To use synthetic data, you would need an LLM that generates good content in Spanish. Maybe some existing model is good enough at that. Otherwise, you would need to finetune a model on that. I read about some people finetuning Llama in Portuguese with supposedly improved results.
Another interesting source is the Alpaca paper. They used GPT to generate synthetic data to create Alpaca.
@leonardo.pabon your insights are super helpful, man.
Thanks a lot for taking the time to share them with me. I appreciate them very much.
It’s good to be helpful. I am Brazilian and spent some time thinking about LLM performance in Portuguese.
I had the chance to share this problem with an Indian data scientist who works in NLP for my company. We are in different areas, but our CEO heard I’m studying AI and allowed me to talk to him when I get questions.
He recommended using machine translation to translate the PubMed dataset to Spanish and then using the translated dataset to fine-tune a model that performs well in basic Spanish so we can get a base model that can produce medical text, and even if the performance isn’t great, it already gives us something to work with.
A team member is concerned that each PubMed sample is usually too specific and narrow, and we are aiming for something more general. I don’t share that concern, but I’d appreciate other points of view from our community.
I’ve found that there are some publications in Spanish (like Revista de medicina e investigación, by Elsevier) that used to publish articles in open access.
A good thing is that they used to publish the abstracts in both English and Spanish, so I guess that may be a nice source. Example: here.
I’d be happy to contribute by trying to make a list of similar “scrappable” sources, if that would be useful.
Here’s another source (this time a dataset) that may be useful: Biomedical Spanish CBOW Word Embeddings in Floret. According to the authors:
The embeddings were trained on the concatenation of all corpora from the Spanish biomedical corpus that includes Spanish data from various sources for a total of 1.1B tokens across 2,5M documents.
Hi @carloscapote !
Thanks a lot for sharing those resources.

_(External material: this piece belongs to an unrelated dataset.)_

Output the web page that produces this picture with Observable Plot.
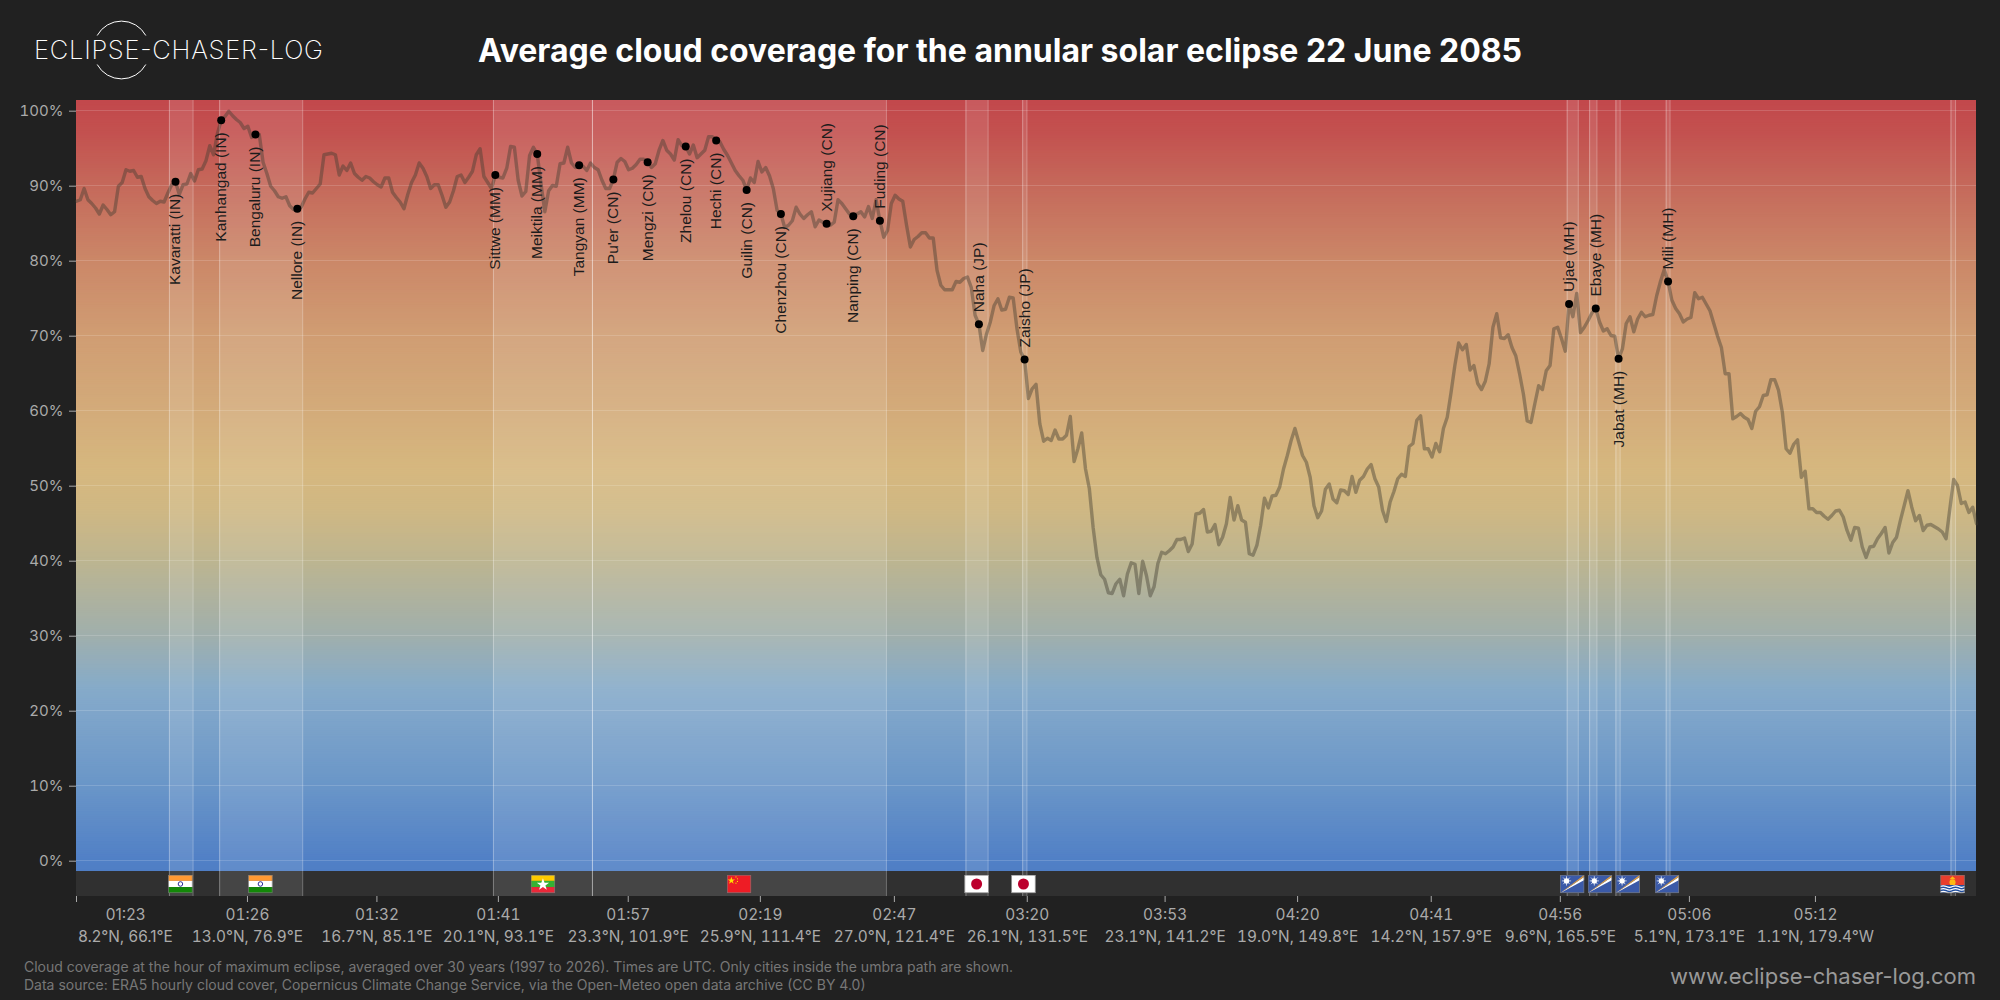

I’d love to get some help on this. I’m pretty new to AI and Data Science, but I really want to learn, so having someone to talk about these problems will be of great help.
If you don’t mind, I’ll send you a DM so we can talk more about this.
Feel free to DM me but be warned that I’m also getting started into AI. I’ve a couple of years of experience with computers but I took my first AI course only a few months ago and I haven’t worked with it in any real-world application yet.
Anyway the project seems very interesting. I’d be happy to give it a try even if it was only for learning purposes.